● Task:
Copy every line of the data in which the word "chart" occurs.

++++ Data block ++++

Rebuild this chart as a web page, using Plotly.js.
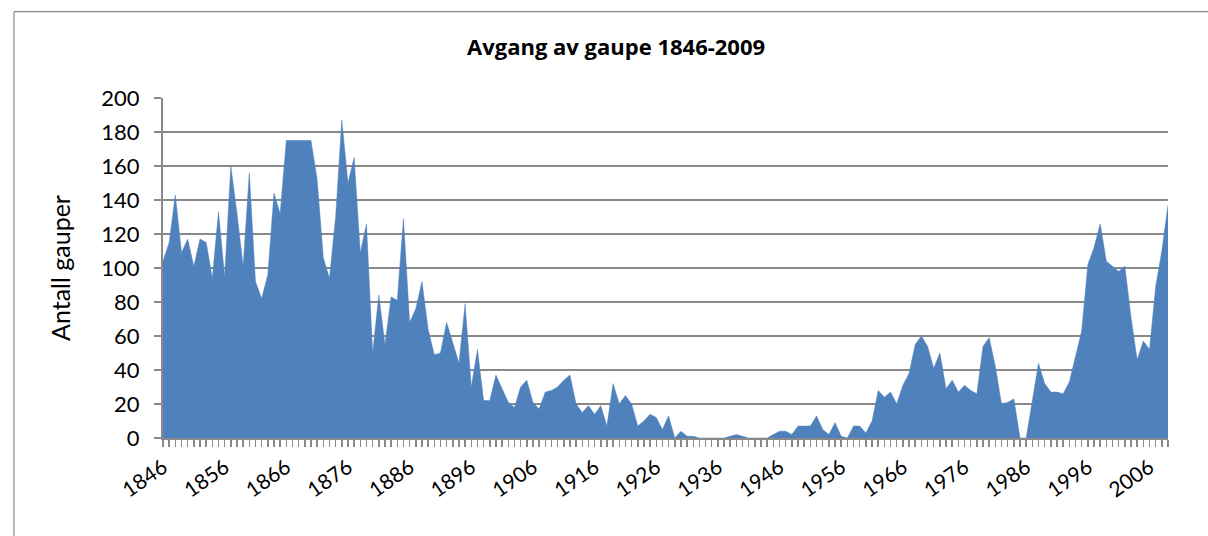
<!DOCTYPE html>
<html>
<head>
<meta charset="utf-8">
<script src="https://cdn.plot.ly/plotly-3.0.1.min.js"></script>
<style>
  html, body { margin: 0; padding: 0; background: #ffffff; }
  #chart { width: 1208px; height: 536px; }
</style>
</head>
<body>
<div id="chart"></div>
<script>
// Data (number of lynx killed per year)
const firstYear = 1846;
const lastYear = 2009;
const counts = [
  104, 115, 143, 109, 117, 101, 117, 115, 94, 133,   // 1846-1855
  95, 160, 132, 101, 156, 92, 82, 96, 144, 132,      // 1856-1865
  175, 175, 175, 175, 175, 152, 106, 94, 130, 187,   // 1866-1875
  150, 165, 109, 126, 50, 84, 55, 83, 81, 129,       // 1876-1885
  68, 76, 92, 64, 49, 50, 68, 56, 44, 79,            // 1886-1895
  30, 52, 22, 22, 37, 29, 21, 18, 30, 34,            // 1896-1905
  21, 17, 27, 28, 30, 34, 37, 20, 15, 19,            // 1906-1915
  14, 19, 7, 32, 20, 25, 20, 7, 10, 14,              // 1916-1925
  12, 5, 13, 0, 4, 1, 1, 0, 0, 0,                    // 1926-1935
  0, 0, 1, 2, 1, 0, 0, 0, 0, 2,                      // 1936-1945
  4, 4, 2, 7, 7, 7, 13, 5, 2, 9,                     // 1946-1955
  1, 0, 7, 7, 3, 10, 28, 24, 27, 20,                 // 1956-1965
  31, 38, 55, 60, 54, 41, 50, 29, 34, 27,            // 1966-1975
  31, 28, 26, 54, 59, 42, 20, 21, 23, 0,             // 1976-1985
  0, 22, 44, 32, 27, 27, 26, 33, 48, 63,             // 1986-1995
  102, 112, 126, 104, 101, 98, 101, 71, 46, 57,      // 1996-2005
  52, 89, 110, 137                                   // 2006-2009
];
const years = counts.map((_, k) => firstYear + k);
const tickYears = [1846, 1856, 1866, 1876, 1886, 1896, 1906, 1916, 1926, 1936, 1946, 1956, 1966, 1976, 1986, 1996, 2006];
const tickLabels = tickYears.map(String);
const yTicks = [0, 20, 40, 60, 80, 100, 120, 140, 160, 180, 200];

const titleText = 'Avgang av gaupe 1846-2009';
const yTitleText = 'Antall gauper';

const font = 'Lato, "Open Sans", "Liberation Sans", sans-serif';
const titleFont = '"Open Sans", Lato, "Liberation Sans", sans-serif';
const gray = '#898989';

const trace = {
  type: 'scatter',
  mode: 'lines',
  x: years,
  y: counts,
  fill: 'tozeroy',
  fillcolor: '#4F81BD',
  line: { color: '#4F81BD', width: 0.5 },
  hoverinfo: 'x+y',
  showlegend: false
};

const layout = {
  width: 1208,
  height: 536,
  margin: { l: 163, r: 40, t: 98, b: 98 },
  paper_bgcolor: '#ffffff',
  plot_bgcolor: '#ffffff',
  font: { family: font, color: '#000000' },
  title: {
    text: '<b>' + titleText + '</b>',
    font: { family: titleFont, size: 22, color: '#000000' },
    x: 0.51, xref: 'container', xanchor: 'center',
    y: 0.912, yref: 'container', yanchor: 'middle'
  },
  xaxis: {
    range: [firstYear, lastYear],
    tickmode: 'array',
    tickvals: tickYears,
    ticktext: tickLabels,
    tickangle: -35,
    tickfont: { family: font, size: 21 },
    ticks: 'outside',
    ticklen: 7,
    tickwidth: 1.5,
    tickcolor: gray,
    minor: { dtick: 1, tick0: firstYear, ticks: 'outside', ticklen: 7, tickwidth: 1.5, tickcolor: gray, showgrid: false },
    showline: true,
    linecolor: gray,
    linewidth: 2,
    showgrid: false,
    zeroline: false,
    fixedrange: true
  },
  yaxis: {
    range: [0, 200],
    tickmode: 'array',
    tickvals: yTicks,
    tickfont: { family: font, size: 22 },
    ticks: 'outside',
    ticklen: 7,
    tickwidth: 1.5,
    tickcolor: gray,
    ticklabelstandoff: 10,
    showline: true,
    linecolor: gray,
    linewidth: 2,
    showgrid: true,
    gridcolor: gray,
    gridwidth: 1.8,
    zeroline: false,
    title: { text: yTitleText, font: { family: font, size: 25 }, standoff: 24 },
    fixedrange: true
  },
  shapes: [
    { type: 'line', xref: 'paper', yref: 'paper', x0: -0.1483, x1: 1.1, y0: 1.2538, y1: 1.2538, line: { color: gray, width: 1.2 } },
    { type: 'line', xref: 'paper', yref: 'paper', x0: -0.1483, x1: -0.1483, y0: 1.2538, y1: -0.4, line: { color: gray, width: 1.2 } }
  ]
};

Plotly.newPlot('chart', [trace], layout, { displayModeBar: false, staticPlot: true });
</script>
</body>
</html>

++++

● Final answer:
Rebuild this chart as a web page, using Plotly.js.
  #chart { width: 1208px; height: 536px; }
<div id="chart"></div>
Plotly.newPlot('chart', [trace], layout, { displayModeBar: false, staticPlot: true });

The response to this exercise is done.